How To Get Great Shots In Stadiums And Arenas - 9/1/08

Say no to flash and yes to ambient light

tip of the week Whenever I watch a sporting event or a concert on TV-anything that shows an arena packed full of people-I'm constantly amazed at the incessant sparkle of camera flashes from all over the stadium. And all I can think of is one thing: those shots aren't going to turn out.

See, a camera flash is designed to illuminate a subject 10- or 20- or maybe even 30-feet from the camera. With point-and-shoots, 50-feet is really the outer limits of a flash's functionality. So when the camera fires the flash in fully automatic mode, it's assuming that it will provide enough illumination to expose the subject correctly. The camera is basically turning off the ambient meter and is only paying attention to the flash. The problem is simple: it can't tell that you're trying to take a picture of a well-lit subject on a stage or field hundreds of feet away, so it underexposes the ambient light, counting on the flash to illuminate the subject. And as everyone who's ever attempted this picture knows, it just doesn't work.

So how do you make that photo in the arena or stadium or school gymnasium more effective? Simple: turn off the flash. Keep your camera in Auto or Program mode, but spin through the mode dial until you get to a no-flash option-usually indicated by a lightning bolt within the universal symbol for no, the red circle and slash. The camera then starts to get some idea of what you're doing, effectively thinking ‘Oh, okay. I still need to make a good exposure here but I can't use the flash. I guess I'd better meter that ambient light and expose for it.' Voila: those rock stars or athletes, or happy graduates are now rendered in a much better light.

Turning off the flash for great ambient exposures works all the time too-not just in crowded stadiums. If you're in a well-light room for example, and you want to make sure the background far behind the subject remains well lit, turn off the flash so the camera can expose solely for the ambience. (Again, with the flash on auto, it exposes correctly for the strobe-lit subject, ignoring the ambient exposure, and producing a dark if not downright indecipherable background.)

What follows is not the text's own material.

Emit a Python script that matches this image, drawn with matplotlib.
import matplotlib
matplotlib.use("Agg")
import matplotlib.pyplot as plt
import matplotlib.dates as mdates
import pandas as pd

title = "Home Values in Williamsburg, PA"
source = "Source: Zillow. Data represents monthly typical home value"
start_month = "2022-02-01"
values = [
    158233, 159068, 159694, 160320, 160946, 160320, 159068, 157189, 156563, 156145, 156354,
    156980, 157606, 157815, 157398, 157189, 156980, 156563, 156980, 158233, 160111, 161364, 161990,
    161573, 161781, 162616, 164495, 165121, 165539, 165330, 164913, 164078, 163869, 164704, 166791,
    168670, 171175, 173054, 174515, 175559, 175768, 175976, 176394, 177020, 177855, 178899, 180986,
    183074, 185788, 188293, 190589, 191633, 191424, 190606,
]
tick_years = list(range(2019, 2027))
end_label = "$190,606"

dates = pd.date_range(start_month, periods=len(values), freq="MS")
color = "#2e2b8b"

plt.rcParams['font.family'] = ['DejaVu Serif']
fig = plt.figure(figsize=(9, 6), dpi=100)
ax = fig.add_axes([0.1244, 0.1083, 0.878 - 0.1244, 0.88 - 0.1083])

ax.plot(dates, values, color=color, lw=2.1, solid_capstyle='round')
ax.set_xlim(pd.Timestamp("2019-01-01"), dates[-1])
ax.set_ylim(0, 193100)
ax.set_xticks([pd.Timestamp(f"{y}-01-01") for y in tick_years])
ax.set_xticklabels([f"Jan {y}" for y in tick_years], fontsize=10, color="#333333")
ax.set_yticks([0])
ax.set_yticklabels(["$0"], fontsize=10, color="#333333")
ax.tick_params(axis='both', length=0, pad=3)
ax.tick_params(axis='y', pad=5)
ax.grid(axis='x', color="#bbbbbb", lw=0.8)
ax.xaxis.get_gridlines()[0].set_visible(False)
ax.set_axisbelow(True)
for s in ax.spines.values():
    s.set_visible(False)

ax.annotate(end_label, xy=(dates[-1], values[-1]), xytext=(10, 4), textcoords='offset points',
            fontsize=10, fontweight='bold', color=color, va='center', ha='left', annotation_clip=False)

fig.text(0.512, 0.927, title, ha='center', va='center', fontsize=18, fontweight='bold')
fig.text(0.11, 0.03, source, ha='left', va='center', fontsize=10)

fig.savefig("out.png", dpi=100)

When you've conquered the difference in control for ambient and flash subjects, then you can start balancing the two. The point-and-shoot's "night mode" does a great job of this for you, delivering a fill flash to expose the subject and a longer shutter speed exposure to simultaneously showcase the ambience. It's really a great way to grasp the power in that little point-and-shoot, no matter the subject or the lighting.